Cooking With Grease: Stirring the Pots in American Politics, By Donna Brazile, Simon & Schuster, 352 pp., $23
When Donna Brazile recalls how criticism from a black Republican friend made her yearn to "slap the very black off his ass," you sense this is not your conventional political book. Indeed, from Ulysses S. Grant to Bill Clinton, I don't know of another memoirist who concluded a tome with a four-page recipe for a mother's seafood gumbo.
When Al Gore named her to manage his White House bid in 2000, Brazile became the first African-American to run a major presidential campaign, and ultimately a participant in one of the most disputed presidential elections in the nation's history.
Yet with all the food metaphors seasoning the prose, you might be forgiven for thinking you'd picked up chef Paul Prudhomme's memoir. Shedding convention is the book's strength. By turns confessional, polemical, and spiritual, "Cooking With Grease" conveys everything about Brazile, gumbo to gumption, in her unmistakable voice.
Hers is a politics of the heart, not the head, a faith-based initiative born of her impoverished, Roman Catholic, big-family upbringing in the sweatbox of segregation-era Louisiana.
The 2000 race -- the dramatic climax and heartbreaking disappointment of both her book and her career -- left Brazile traumatized, not just because her side lost, but because she's convinced it really didn't lose.
"Republicans stole the election," by intimidating blacks into not voting, she says, though she doesn't spend a lot of time documenting that. She sees Gore's loss as the defeat of people whose cares fueled her activism: "The people who lived on a minimum wage would lose. The people living in poverty would lose. They were my people. This was my journey and my mission to help the poor." Helping them did not involve expending gray matter on weighing complex, alternative solutions. "Sometimes I did not want to grow up and learn the minutiae of public policy," she says. On occasion, this reluctance crimps her credibility.
There's a fleeting admission that Gore "was prone to making mistakes," but nothing about his deliberately misleading attacks on Bill Bradley during the Democratic primaries.
Still, Brazile's big heart and usually blunt talk make up for the absence of policy sophistication. Dismissed by Michael S. Dukakis's campaign after spreading uncorroborated rumors of adultery by the elder George Bush, she sought a priest's mediation to apologize to the Bushes.
While other Democrats regard Karl Rove as Satan, Brazile has kind words for George W. Bush's political mastermind, acknowledging his talent and his graciousness toward her. She slaughters sacred party cows: Having been shuttled as a child to white schools far from her neighborhood, she says: "Busing was one of the worst public policy decisions ever made." (The passages in which white parents pelt Brazile and other black children with eggs, venting hatred on the most blameless of innocents, boil the blood.)
You can't help but cringe with her as Brazile discusses the NAACP official, Lee Alcorn, head of the Dallas chapter, who, notified that Gore had chosen Senator Joseph I. Lieberman as his running mate, rued the choice of "a Jew person . . . because their interest primarily has to do with money." The comment led his organization to suspend him.
She isn't sanguine that the disastrous election gaffes of 2000 have been corrected.

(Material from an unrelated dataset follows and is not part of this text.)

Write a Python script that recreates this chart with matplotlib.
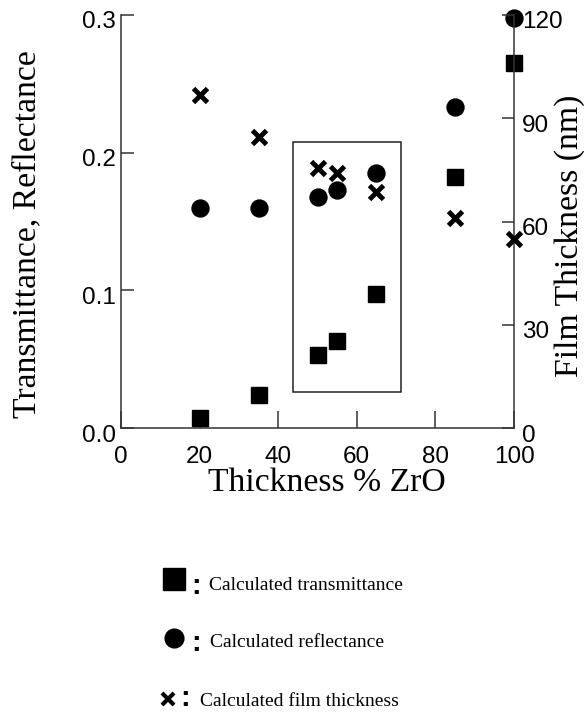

The states "not only need money to upgrade their voting systems and set uniform national standards for election procedures, they need resources to help update their voter registration lists."
Given that The New York Times recently reported on glitches with Florida's new voting machines, one tends to believe her.
Yet there's much joy in this book. Brazile's love of family, food, and faith are endearing, her life story is inspiring, her anecdotes about political figures are entertaining. Policy wonks need not read "Cooking With Grease," but for those interested in the human story of what it's like to be black in America and what it takes to hurdle disadvantage, Brazile -- to paraphrase her -- will give you a bracing slap on the rear end.